光源には重要な要件がたくさんある。アクティブ照明は、離れた位置から所望の感度で少量物を検出するために必須であった。多種類の検出と区別には広いチューナビリティ(可変性)が求められた。リアルタイムイメージングは素早い情報取得を可能にするものであり、また可搬形状により現場配置が可能になった。
 IRで利用できるオプションは限られていた。選択肢は、量子カスケードレーザ(QCL)と光パラメトリック発振器(OPO)かであった。QCLはコンパクト形状であるが、可変性は限られており、室温での出力は相対的に低いため、あまり魅力がない。OPOは高い平均出力とピーク出力、極めて広い可変性を併せ持つが、概して複雑であった。これに対して、セント・アンドルーズ大学は、新しいキャビティ内励起OPO(ICOPO)を開発した(1)。決定的な点は、ICOPOが非線形結晶をポンプ共振器内に入れて高イントラキャビティ領域にアクセスできるようにしたことである。これによって主励起レーザの消費電力、コンポーネント数、フットプリントが減る(図1)。

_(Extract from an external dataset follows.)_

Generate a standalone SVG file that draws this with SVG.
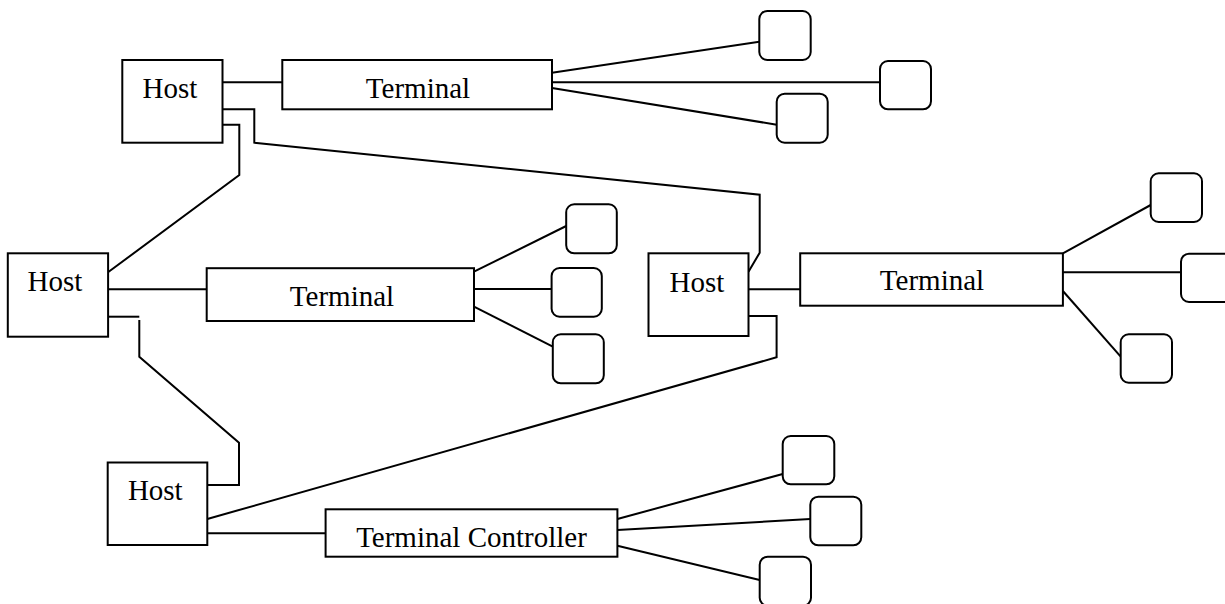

 Mスクエアレーザー社はICOPO概念を進化させ、それを新しい製品FireflyIRとして設計した。Fireflyは、平均出力>500mW、波長可変範囲1.4〜4.5μmの性能をもち、関心対象のほとんどの種類の吸収特性にアクセスできる。この300mWを上回る高いピークパワーによって、このシステムはリモートセンシングアプリケーションに十分に適用できる。
 この新しい光源技術を利用して、レーザをアクティブ・ハイパースペクトラルイメージングシステムに変えるための撮像モジュールが開発された。この構造では、後方散乱吸収分光計は遠隔現場のスペクトラルデータを提供する。ICOPOからの短パルスが、関心対象と相互作用する。特定の波長で標的対象が光を吸収すると、反射戻り光は変わっている。2つのガルバノミラーと組み合わせた広い波長可変性によって関心範囲を走査し、ハイパースペクトラルイメージングキューブをピクセル毎に構築していく。
 オンボードデータ処理アルゴリズムは駆動エレクトロニクスによって、ICOPOの広い出力範囲にスペクトラルフィンガープリントを持つ物質のリアルタイム、ハイパースペクトラルリモートイメージングが可能になる。小型、一体型(靴箱サイズ)、低消費電力であるので、このイメージングシステムは持ち運びが容易であり、バッテリー電源で動作可能となっている。

図1

図1 セント・アンドルーズ大学の成果に基づいて、Mスクエアレーザー社は2軸スキャナを持つイントラキャビティ励起OPOを開発した。非線形結晶はポンプ共振器内に置かれていて、高イントラキャビティ領域にアクセスできるようになっている。